Both the Brooklyn-born Douglas, 35, and Ressler, 44, a Chicago native, are 11-year FBI veterans. The premise underlying their profiling is that criminal behavior is surprisingly consistent. “An abnormal person like a killer becomes ritualized,” explains Ressler. Given enough information, the agents claim they can pick out an offender’s age, sex, race, marital status, family background, emotional state, education, body type, even how far he lives from the scene of the crime—with 80 to 90 percent accuracy.

To construct their profiles, the agents draw on a blend of statistics, psychology and personal experience. Soon they will computerize their findings so police departments nationwide can punch in details of a crime and within minutes be provided with a profile of the perpetrator.

The agents’ key conclusion is that murderers who act with no apparent motive can be divided into two groups. There are, first, the plotters (“These guys are con men; no one can see the monster underneath”) and, second, uncontrolled killers who strike out in a frenzy and are less careful about being caught.
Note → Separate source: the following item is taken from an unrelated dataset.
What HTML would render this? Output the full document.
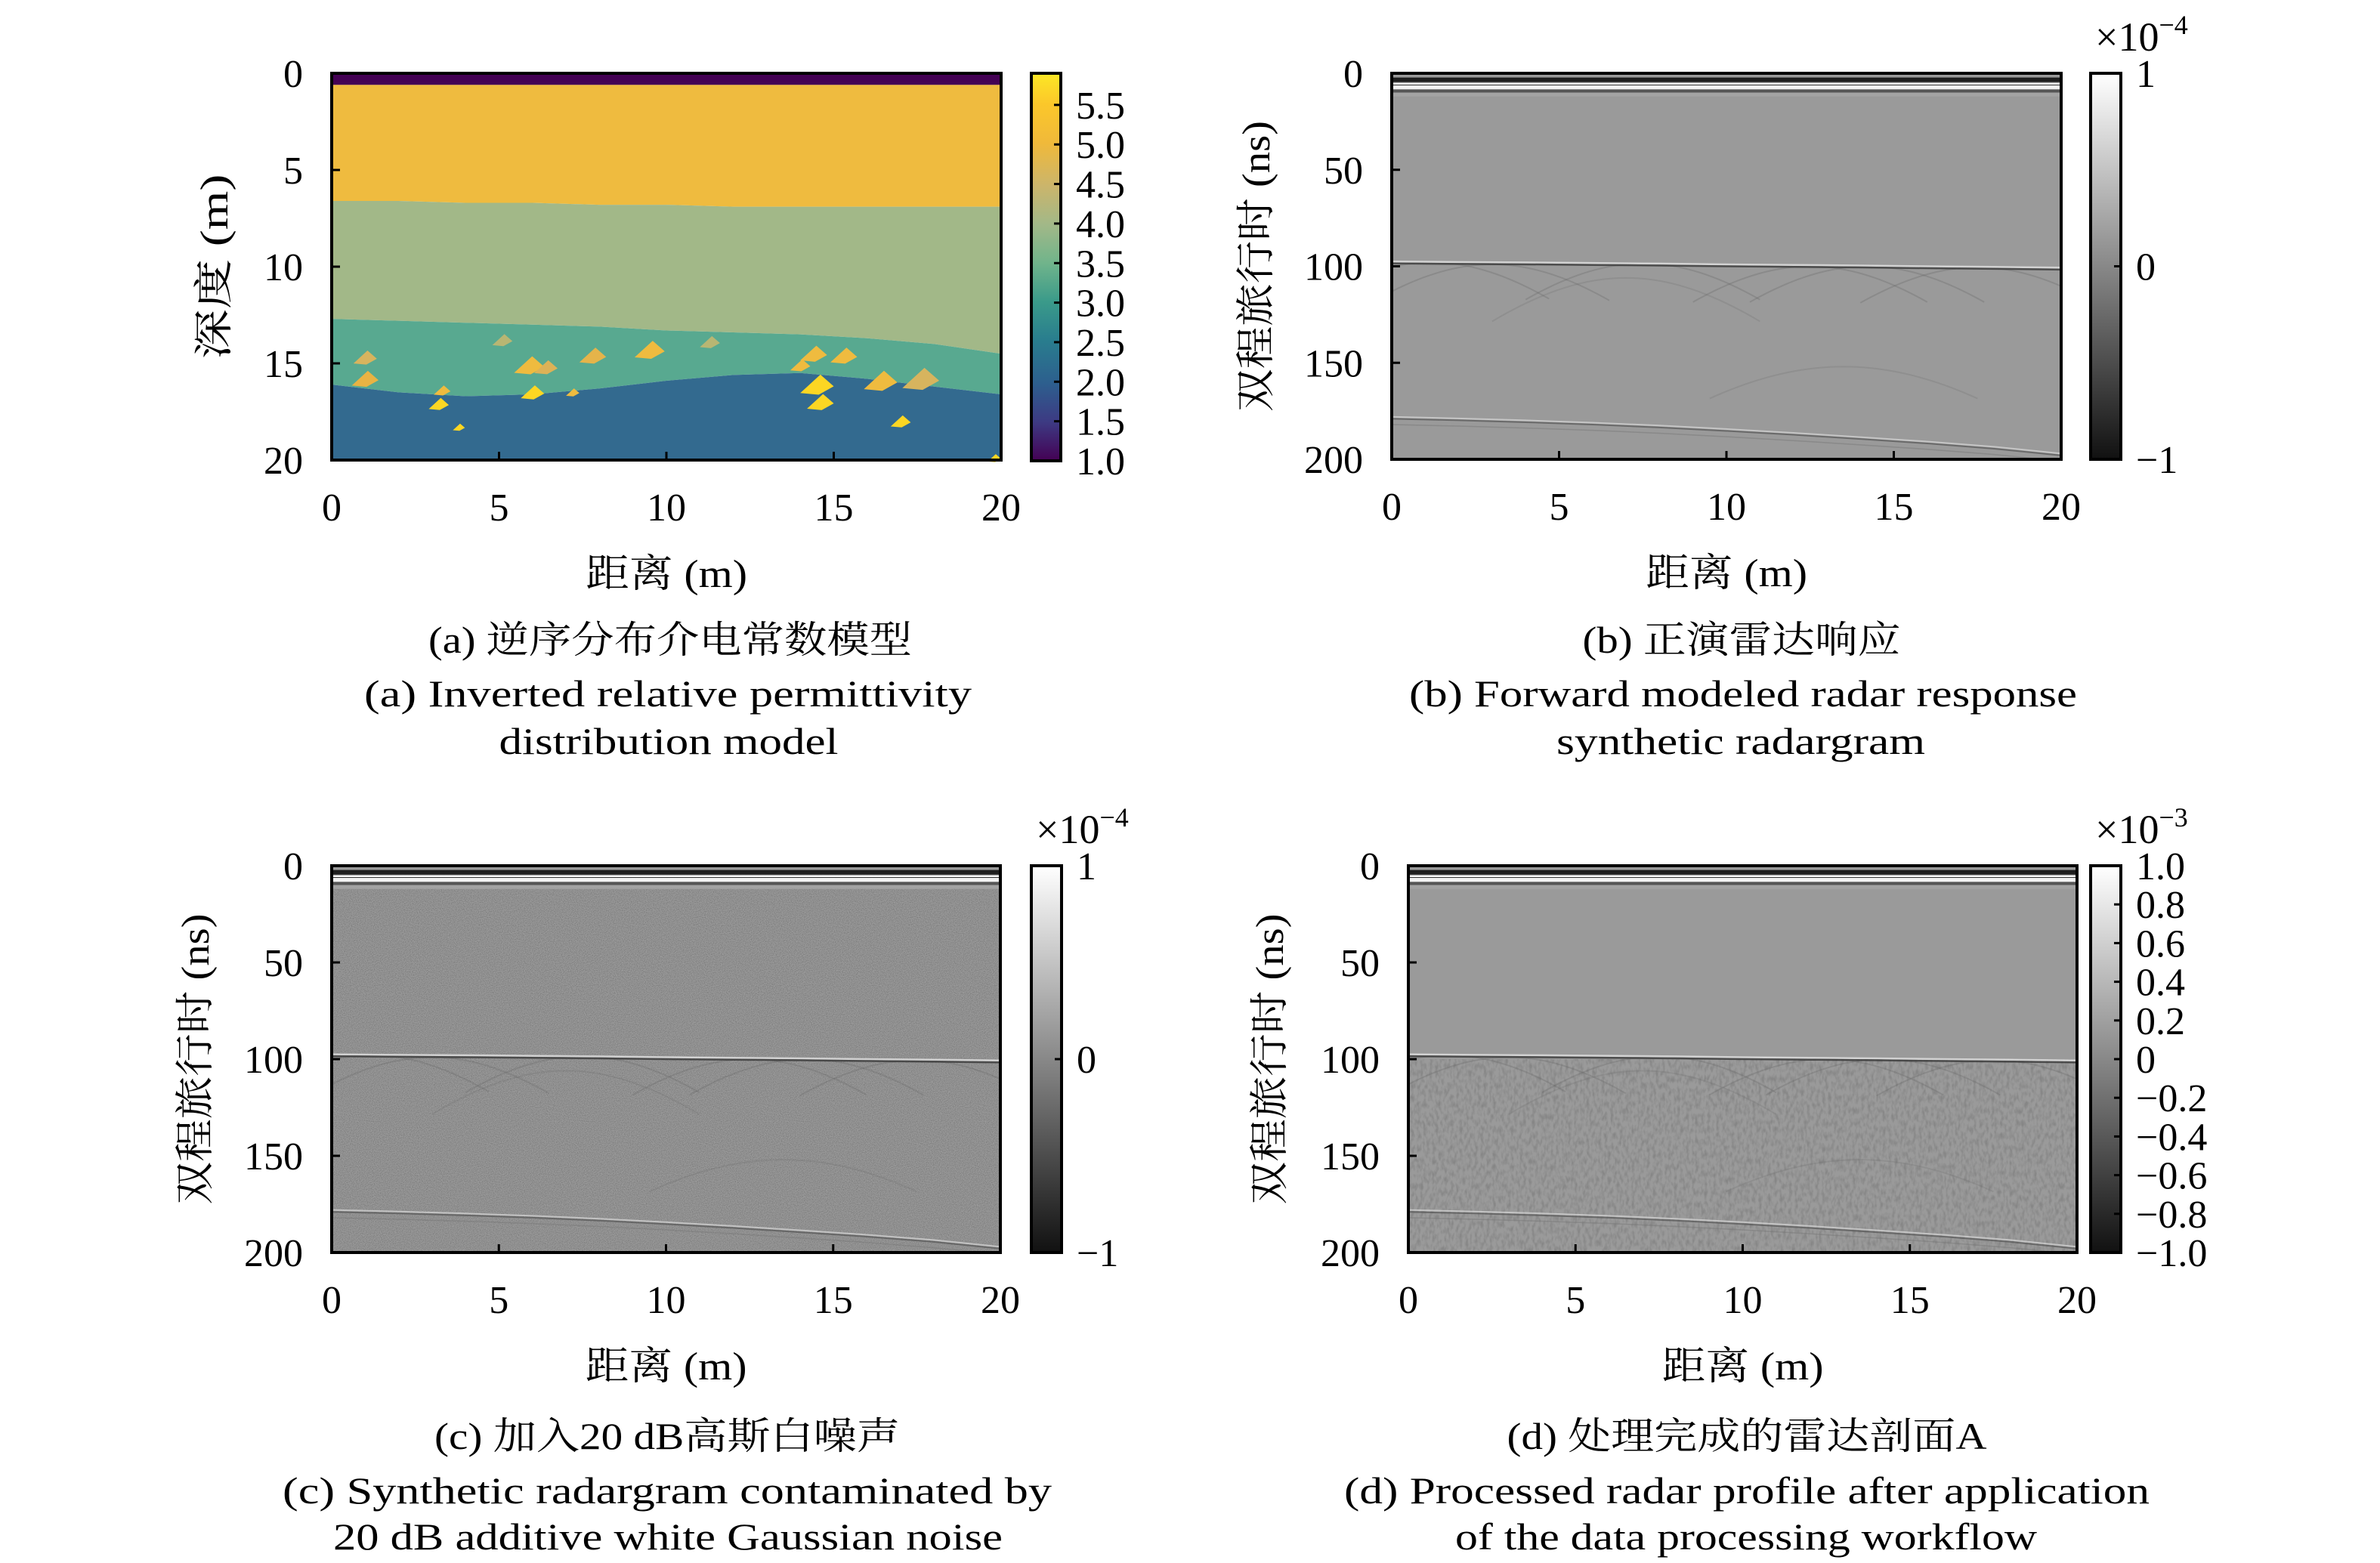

The Atlanta murderer, they believe, is a plotter.

Though Douglas and Ressler have learned to interpret clues such as a killer’s choice of weapon and the way he abuses his victim (severe blows to the face indicate familiarity), they emphasize that the primary value of profiling is that it helps investigators narrow the field of suspects and avoid time-consuming blind alleys. But even with their computerized data bank, they point out, the day of push-button crime solving has not yet arrived.